We are on oil, so I’d prefer to use less oil, it may be slightly fiscally better to use oil to heat the hot water and sell electric at 15p but that’s not the direction I’ve gone in. Thumbs up for the iboost from us. It’s easy enough to turn it off also and they’re not expensive.

Heating water takes a huge amount of electricity, so unless you have a massive array you’re barely going to notice. As mentioned above, gas is so cheap you’re betting off heating water using that and then selling a few spare kWh of leccy in peak hours.

My 250L tank took about 10.5kWh of power yesterday and probs put the water up from about 30c to around 60c – it saved me burning oil.

Our place by the beach is 100% electric (no gas around) and from April to at least the end of Sept the 3kWp array does all the hot water pretty happily – so you do notice it even with a smaller array.

I use overnight electricity to heat the hot water tank on the Octopus Intelligent tariff.

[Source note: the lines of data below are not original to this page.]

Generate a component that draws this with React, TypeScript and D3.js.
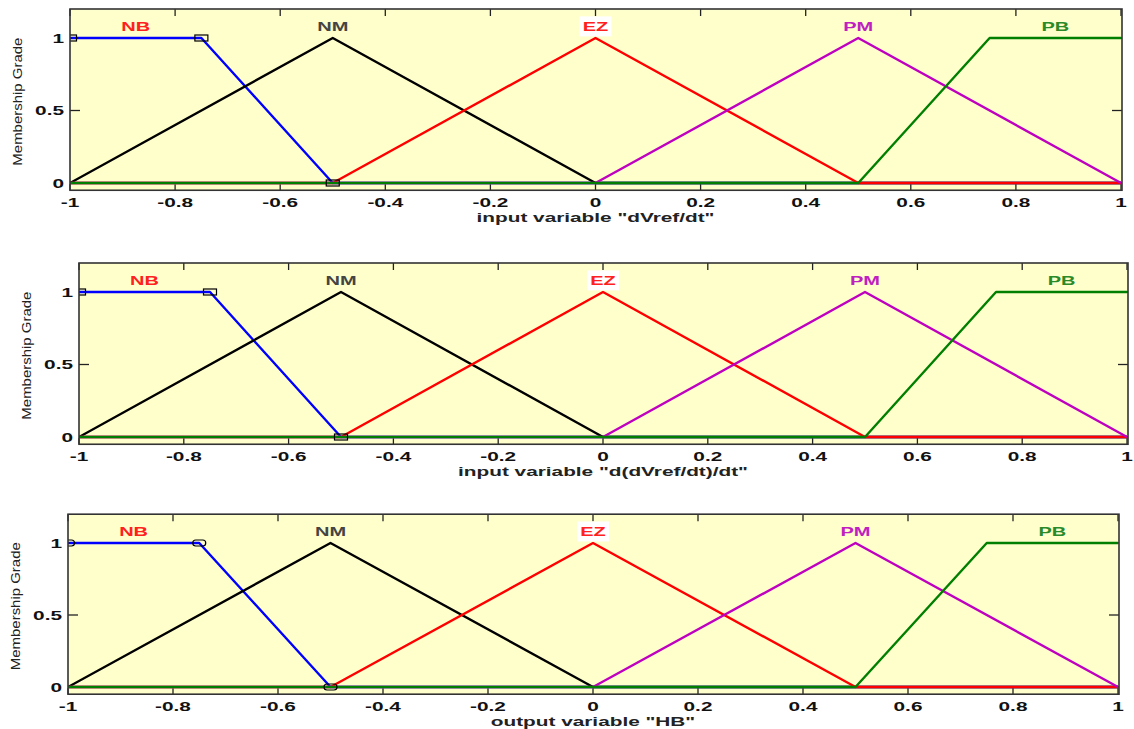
import React from "react";
import * as d3 from "d3";

const mfNames = ["NB", "NM", "EZ", "PM", "PB"];
const mfX = [
  [-1, -0.75, -0.5, 1],
  [-1, -0.5, 0, 1],
  [-1, -0.5, 0, 0.5, 1],
  [-1, 0, 0.5, 1],
  [-1, 0.5, 0.75, 1],
];
const mfY = [
  [1, 1, 0, 0],
  [0, 1, 0, 0],
  [0, 0, 1, 0, 0],
  [0, 0, 1, 0],
  [0, 0, 1, 1],
];
const labelX = [-0.875, -0.5, 0, 0.5, 0.875];
const labelY = 1.08;
const markerX = [-1, -0.75, -0.5];
const markerY = [1, 1, 0];
const xTicks = [-1, -0.8, -0.6, -0.4, -0.2, 0, 0.2, 0.4, 0.6, 0.8, 1];
const yTicks = [0, 0.5, 1];
const panelTitles = [
  'input variable "dVref/dt"',
  'input variable "d(dVref/dt)/dt"',
  'output variable "HB"',
];

const lineColors = ["#0000ff", "#000000", "#ff0000", "#bf00bf", "#007f00"];
const labelColors = ["#ff2020", "#444444", "#ff2020", "#c020c0", "#2a8a2a"];

const panels = [
  { left: 70, right: 1121, y0: 183, y1: 38, rounded: false },
  { left: 79, right: 1127, y0: 437, y1: 292, rounded: false },
  { left: 68, right: 1118, y0: 687, y1: 543, rounded: true },
];

const FONT = "'Liberation Sans', Arial, Helvetica, sans-serif";
const SX = 1.6;

function fmt(t: number) {
  return String(t);
}

function Panel({ p, idx }: { p: any; idx: number }) {
  const x = d3.scaleLinear().domain([-1, 1]).range([p.left, p.right]);
  const y = d3.scaleLinear().domain([0, 1]).range([p.y0, p.y1]);
  const top = y(1.2);
  const bottom = y(-0.05);
  const frameRight = p.right + 1;
  const line = d3
    .line<[number, number]>()
    .x((d) => x(d[0]))
    .y((d) => y(d[1]));
  const clipId = `clip${idx}`;
  const stretched = (tx: number, ty: number) =>
    `translate(${tx},${ty}) scale(${SX},1)`;
  return (
    <g>
      <defs>
        <clipPath id={clipId}>
          <rect x={p.left} y={top} width={frameRight - p.left} height={bottom - top} />
        </clipPath>
      </defs>
      <rect x={p.left} y={top} width={frameRight - p.left} height={bottom - top} fill="#ffffcc" />
      {xTicks.map((t, i) => (
        <g key={"xt" + i}>
          <line x1={x(t)} x2={x(t)} y1={top} y2={top + 7} stroke="#222" strokeWidth={1.3} />
          <line x1={x(t)} x2={x(t)} y1={bottom} y2={bottom - 6} stroke="#222" strokeWidth={1.3} />
        </g>
      ))}
      {yTicks.map((t, i) => (
        <g key={"yt" + i}>
          <line x1={p.left} x2={p.left + 10} y1={y(t)} y2={y(t)} stroke="#222" strokeWidth={1.3} />
          <line x1={frameRight} x2={frameRight - 10} y1={y(t)} y2={y(t)} stroke="#222" strokeWidth={1.3} />
        </g>
      ))}
      <g clipPath={`url(#${clipId})`}>
        {mfNames.map((n, i) => (
          <path
            key={n}
            d={line(mfX[i].map((v, j) => [v, mfY[i][j]] as [number, number])) || ""}
            fill="none"
            stroke={lineColors[i]}
            strokeWidth={2.4}
            strokeLinejoin="round"
          />
        ))}
        {markerX.map((mx, i) => (
          <rect
            key={"m" + i}
            x={x(mx) - 6.5}
            y={y(markerY[i]) - 3}
            width={13}
            height={6}
            rx={p.rounded ? 3 : 0}
            fill="none"
            stroke="#000"
            strokeWidth={1.2}
          />
        ))}
      </g>
      {mfNames.map((n, i) => (
        <g key={"lab" + n}>
          {i === 2 && (
            <rect x={x(labelX[i]) - 16} y={y(labelY) - 10} width={32} height={20} fill="#ffffff" />
          )}
          <text
            transform={stretched(x(labelX[i]), y(labelY) + 4.5)}
            textAnchor="middle"
            fontFamily={FONT}
            fontSize={12.5}
            fontWeight="bold"
            fill={labelColors[i]}
          >
            {n}
          </text>
        </g>
      ))}
      <rect
        x={p.left}
        y={top}
        width={frameRight - p.left}
        height={bottom - top}
        fill="none"
        stroke="#333"
        strokeWidth={1.6}
      />
      {xTicks.map((t, i) => (
        <text
          key={"xl" + i}
          transform={stretched(x(t), bottom + 17)}
          textAnchor="middle"
          fontFamily={FONT}
          fontSize={13}
          fontWeight="bold"
          fill="#111"
        >
          {fmt(t)}
        </text>
      ))}
      {yTicks.map((t, i) => (
        <text
          key={"yl" + i}
          transform={stretched(p.left - 6, y(t) + 4.5)}
          textAnchor="end"
          fontFamily={FONT}
          fontSize={13}
          fontWeight="bold"
          fill="#111"
        >
          {fmt(t)}
        </text>
      ))}
      <text
        transform={stretched((p.left + p.right) / 2, bottom + 32)}
        textAnchor="middle"
        fontFamily={FONT}
        fontSize={13}
        fontWeight="bold"
        fill="#222"
      >
        {panelTitles[idx]}
      </text>
      <text
        transform={`translate(${p.left - 48},${(top + bottom) / 2 + 2}) rotate(-90)`}
        textAnchor="middle"
        fontFamily={FONT}
        fontSize={12}
        fill="#222"
        textLength={128}
        lengthAdjust="spacingAndGlyphs"
      >
        Membership Grade
      </text>
    </g>
  );
}

export default function App() {
  return (
    <svg
      width={1134}
      height={729}
      style={{ position: "absolute", left: 0, top: 0, background: "#ffffff" }}
    >
      <rect x={0} y={0} width={1134} height={729} fill="#ffffff" />
      {panels.map((p, i) => (
        <Panel key={i} p={p} idx={i} />
      ))}
    </svg>
  );
}
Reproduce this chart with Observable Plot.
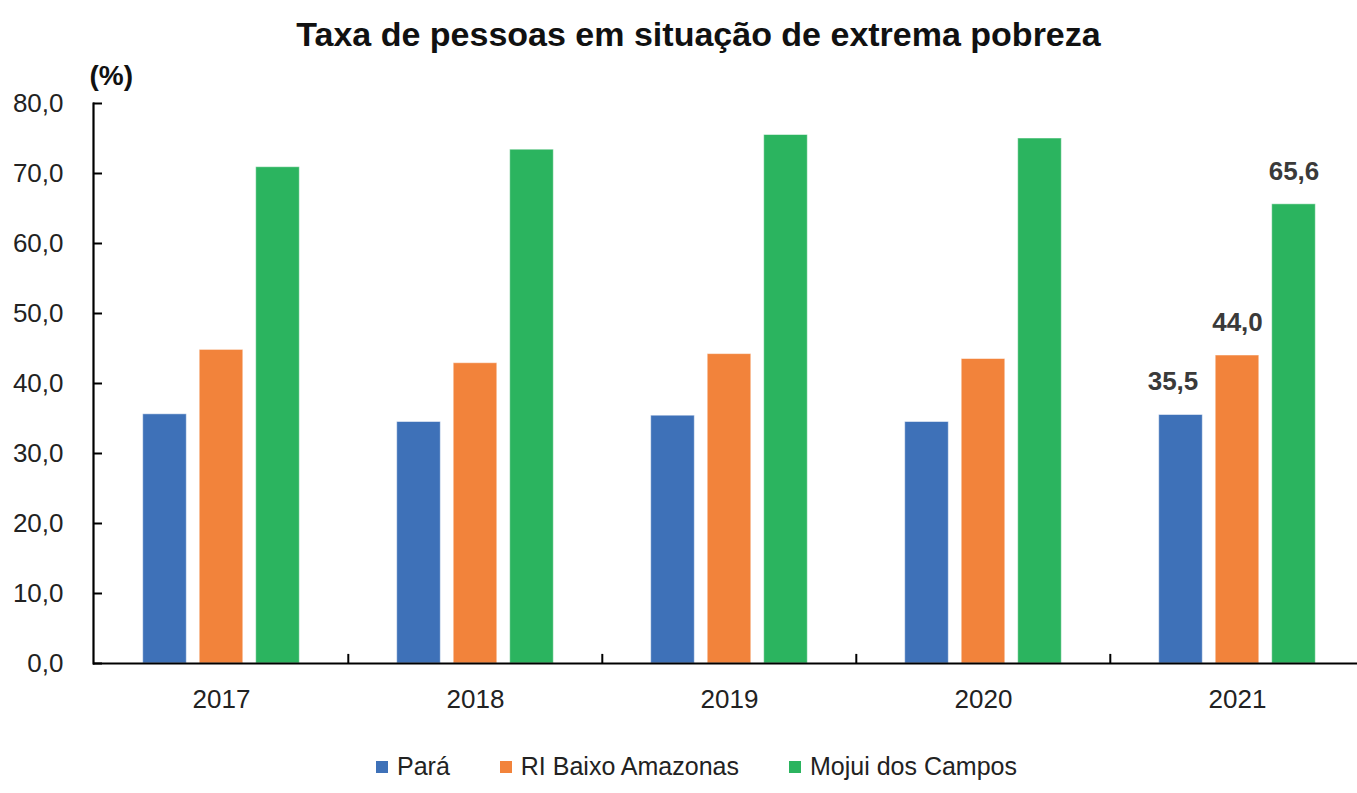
<!DOCTYPE html>
<html>
<head>
<meta charset="utf-8">
<script src="https://cdn.jsdelivr.net/npm/d3@7"></script>
<script src="https://cdn.jsdelivr.net/npm/@observablehq/plot@0.6"></script>
<style>
  html, body { margin: 0; padding: 0; background: #fff; }
  body { width: 1357px; height: 793px; overflow: hidden; font-family: "Liberation Sans Narrow", "Arial Narrow", "Liberation Sans", sans-serif; }
  #title { height: 60px; text-align: center; font-weight: bold; font-size: 34px; line-height: 68px; color: #111; padding-left: 40px; }
  #legend { display: flex; justify-content: center; align-items: center; height: 53px; font-size: 25px; color: #222; padding-left: 36px; box-sizing: border-box; }
  .item { display: flex; align-items: center; margin: 0 25px; }
  .sw { width: 12px; height: 12px; margin-right: 9px; }
  svg { display: block; }
</style>
</head>
<body>
<div id="title">Taxa de pessoas em situação de extrema pobreza</div>
<div id="chart"></div>
<div id="legend"></div>
<script>
const years = ["2017", "2018", "2019", "2020", "2021"];
const series = ["Pará", "RI Baixo Amazonas", "Mojui dos Campos"];
const colors = ["#3E71B8", "#F2833B", "#2BB45F"];
const para = [35.6, 34.5, 35.4, 34.5, 35.5];
const riBaixo = [44.8, 42.9, 44.2, 43.5, 44.0];
const mojui = [70.9, 73.4, 75.5, 75.0, 65.6];
const yTicks = [0, 10, 20, 30, 40, 50, 60, 70, 80];
const labelYear = "2021";

const values = [para, riBaixo, mojui];
const data = [];
series.forEach((s, i) => years.forEach((y, j) => data.push({year: y, series: s, idx: i, value: values[i][j]})));

const width = 1357, height = 680;
const xRange = [93, 1365];
const band = (xRange[1] - xRange[0]) / years.length;
const barW = 44, step = 56.5;
const inset = (band - barW) / 2;
const fmt = d => d.toFixed(1).replace(".", ",");
const font = '"Liberation Sans Narrow", "Arial Narrow", "Liberation Sans", sans-serif';

const marks = [];
series.forEach((s, i) => {
  marks.push(Plot.barY(data.filter(d => d.idx === i), {
    x: "year", y: "value", fill: colors[i],
    dx: (i - 1) * step, insetLeft: inset, insetRight: inset,
    stroke: "#ffffff", strokeOpacity: 0.5, strokeWidth: 1
  }));
  marks.push(Plot.text(data.filter(d => d.idx === i && d.year === labelYear), {
    x: "year", y: "value", text: d => fmt(d.value),
    dx: (i - 1) * step - (i === 0 ? 8 : 0), dy: -33, fontSize: 26, fontWeight: "bold", fill: "#3a3a3a", lineAnchor: "middle"
  }));
});
// axis lines
marks.push(Plot.ruleY([0], {stroke: "#000", strokeWidth: 2.2}));
marks.push(Plot.frame({anchor: "left", stroke: "#000", strokeWidth: 2.2}));
// category separator ticks
marks.push(Plot.ruleX(years.slice(1), {x: d => d, y1: 0, y2: 1.3, dx: -band / 2, stroke: "#000", strokeWidth: 2}));
marks.push(Plot.axisY({ticks: yTicks, tickFormat: fmt, tickSize: -9, tickPadding: 39, fontSize: 26, strokeWidth: 2, label: null, stroke: "#000"}));
marks.push(Plot.axisX({tickSize: 0, tickPadding: 26, fontSize: 26, label: null}));
marks.push(Plot.text(["(%)"], {frameAnchor: "top-left", dx: -4, dy: -38, fontSize: 28, fontWeight: "bold", fill: "#111"}));

const chart = Plot.plot({
  width, height,
  marginLeft: 93, marginRight: 0, marginTop: 43, marginBottom: 77,
  style: {fontFamily: font, color: "#222", overflow: "visible"},
  x: {domain: years, range: xRange, padding: 0, label: null},
  y: {domain: [0, 80], label: null},
  marks
});
document.getElementById("chart").appendChild(chart);

const legend = document.getElementById("legend");
series.forEach((s, i) => {
  const it = document.createElement("div");
  it.className = "item";
  const sw = document.createElement("span");
  sw.className = "sw";
  sw.style.background = colors[i];
  it.appendChild(sw);
  it.appendChild(document.createTextNode(s));
  legend.appendChild(it);
});
</script>
</body>
</html>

Because I get 30p/kWh for anything I export thanks to a wonky meter, it’s much more cost-efficient to export than use the generated power myself, and it means that the oil boiler doesn’t run and the water is heated by green(ish) oof-peak power.

But since you can get 15p/kWh to export with anyone I can’t see why you’d want to invest close to £k in a solar diverter.

A £k? An iboost is £300!

Oops. It’s been a while since I looked at them.

😂 if they were a grand I’d be right with you tbh!

I decided it was a better use of my roof space to put solar thermal panels on.

I could have fitted a single ,400watt panel where my thermal panels fit.

250l tank.

Does the following indicative quote look ‘fairly average’ to those that have had installs or quotes themselves? It’s from Octopus Energy. 4 bedroom 80s house, link semi detached, reasonable insulation (cavities & loft), no EV. Location is North East England. Roof is NE-SW pitched on both sides. (if that helps 🤷🏼‍♂️). TIA

Solar Panels: 12 panels (1.7m x 1.1m)
Micro-Inverters: 12 Enphase micro-inverters (1 micro-inverter per panel)
Battery: 1 Enphase 5kWh battery
Total Price: £9,829
Inclusions: Scaffolding, installation, and all electrical systems required for operation.